Take the lines from the head of the listing through the one bearing "Chart.register(...registerables);" and copy them exactly, leaving every picture out.

_ _ _ _

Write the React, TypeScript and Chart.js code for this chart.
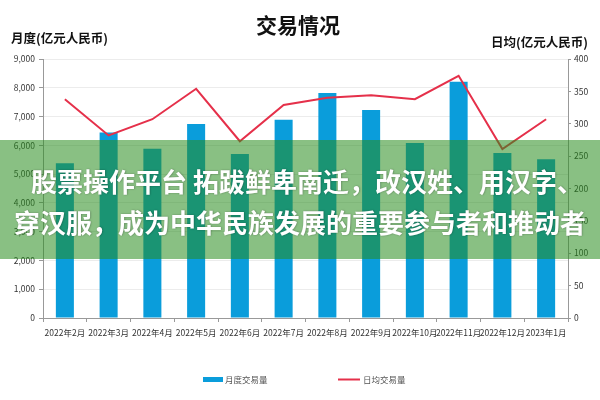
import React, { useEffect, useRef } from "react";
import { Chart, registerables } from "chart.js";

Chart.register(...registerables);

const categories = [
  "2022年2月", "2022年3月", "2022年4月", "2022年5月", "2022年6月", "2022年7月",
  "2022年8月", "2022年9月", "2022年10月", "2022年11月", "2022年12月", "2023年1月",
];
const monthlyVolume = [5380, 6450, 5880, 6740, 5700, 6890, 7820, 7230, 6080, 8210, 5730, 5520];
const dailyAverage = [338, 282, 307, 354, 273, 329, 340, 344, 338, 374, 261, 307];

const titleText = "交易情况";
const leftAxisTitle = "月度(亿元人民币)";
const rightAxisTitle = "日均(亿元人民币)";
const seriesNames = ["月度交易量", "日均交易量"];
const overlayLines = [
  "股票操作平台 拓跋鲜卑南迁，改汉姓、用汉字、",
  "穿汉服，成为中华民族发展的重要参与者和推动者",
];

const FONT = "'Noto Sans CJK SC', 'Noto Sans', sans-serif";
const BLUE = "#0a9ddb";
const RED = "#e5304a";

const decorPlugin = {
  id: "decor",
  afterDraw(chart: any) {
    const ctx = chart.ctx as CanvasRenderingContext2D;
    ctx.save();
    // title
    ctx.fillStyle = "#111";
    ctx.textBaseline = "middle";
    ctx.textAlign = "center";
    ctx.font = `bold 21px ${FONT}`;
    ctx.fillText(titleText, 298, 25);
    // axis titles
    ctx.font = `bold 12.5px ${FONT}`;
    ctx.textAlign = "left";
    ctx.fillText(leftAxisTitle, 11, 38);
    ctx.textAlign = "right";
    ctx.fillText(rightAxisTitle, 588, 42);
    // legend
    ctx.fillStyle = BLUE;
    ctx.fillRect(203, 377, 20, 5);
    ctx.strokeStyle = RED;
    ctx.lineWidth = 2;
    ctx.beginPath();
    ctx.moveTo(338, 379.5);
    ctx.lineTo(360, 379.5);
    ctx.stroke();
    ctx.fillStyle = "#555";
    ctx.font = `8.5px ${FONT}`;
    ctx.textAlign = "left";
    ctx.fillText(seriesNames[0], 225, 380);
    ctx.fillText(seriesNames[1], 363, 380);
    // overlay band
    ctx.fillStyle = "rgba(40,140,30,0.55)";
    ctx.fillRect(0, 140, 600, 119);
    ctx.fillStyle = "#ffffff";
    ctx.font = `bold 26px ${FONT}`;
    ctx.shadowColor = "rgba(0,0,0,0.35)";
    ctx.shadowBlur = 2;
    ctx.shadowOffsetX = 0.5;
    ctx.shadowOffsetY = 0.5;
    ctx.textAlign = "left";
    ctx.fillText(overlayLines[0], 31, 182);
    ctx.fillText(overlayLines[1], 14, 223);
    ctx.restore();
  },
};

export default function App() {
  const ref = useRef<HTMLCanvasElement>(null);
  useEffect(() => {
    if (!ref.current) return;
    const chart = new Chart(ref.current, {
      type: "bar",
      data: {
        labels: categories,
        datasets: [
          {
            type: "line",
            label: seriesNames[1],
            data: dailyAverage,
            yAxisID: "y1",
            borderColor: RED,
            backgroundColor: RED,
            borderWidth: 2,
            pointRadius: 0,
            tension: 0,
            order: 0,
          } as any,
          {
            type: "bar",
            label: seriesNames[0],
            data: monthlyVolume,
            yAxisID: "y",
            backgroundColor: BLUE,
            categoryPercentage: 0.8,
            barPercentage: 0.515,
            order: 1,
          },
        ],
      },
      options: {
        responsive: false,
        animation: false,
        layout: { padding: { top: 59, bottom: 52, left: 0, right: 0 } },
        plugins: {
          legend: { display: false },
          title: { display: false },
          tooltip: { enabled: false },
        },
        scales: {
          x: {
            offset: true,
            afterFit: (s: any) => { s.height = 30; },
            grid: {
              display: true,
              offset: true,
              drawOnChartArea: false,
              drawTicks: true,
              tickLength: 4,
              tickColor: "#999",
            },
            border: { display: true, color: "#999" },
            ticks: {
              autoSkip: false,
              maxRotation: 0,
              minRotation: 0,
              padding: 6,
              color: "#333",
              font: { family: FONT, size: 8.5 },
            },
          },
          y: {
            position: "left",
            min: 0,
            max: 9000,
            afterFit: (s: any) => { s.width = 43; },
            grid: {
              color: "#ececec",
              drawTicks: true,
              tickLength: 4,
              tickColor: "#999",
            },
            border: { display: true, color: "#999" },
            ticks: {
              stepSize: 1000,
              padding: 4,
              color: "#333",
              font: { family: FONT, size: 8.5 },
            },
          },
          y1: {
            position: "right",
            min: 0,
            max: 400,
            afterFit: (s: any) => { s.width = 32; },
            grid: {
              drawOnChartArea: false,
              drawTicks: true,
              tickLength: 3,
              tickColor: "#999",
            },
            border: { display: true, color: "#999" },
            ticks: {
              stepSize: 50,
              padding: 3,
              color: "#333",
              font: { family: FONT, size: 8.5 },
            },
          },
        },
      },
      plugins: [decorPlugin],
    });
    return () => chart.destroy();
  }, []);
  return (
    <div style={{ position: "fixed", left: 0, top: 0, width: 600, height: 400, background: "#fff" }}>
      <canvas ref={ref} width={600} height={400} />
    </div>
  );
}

_ _ _ _

*Response*.
Write the React, TypeScript and Chart.js code for this chart.
import React, { useEffect, useRef } from "react";
import { Chart, registerables } from "chart.js";

Chart.register(...registerables);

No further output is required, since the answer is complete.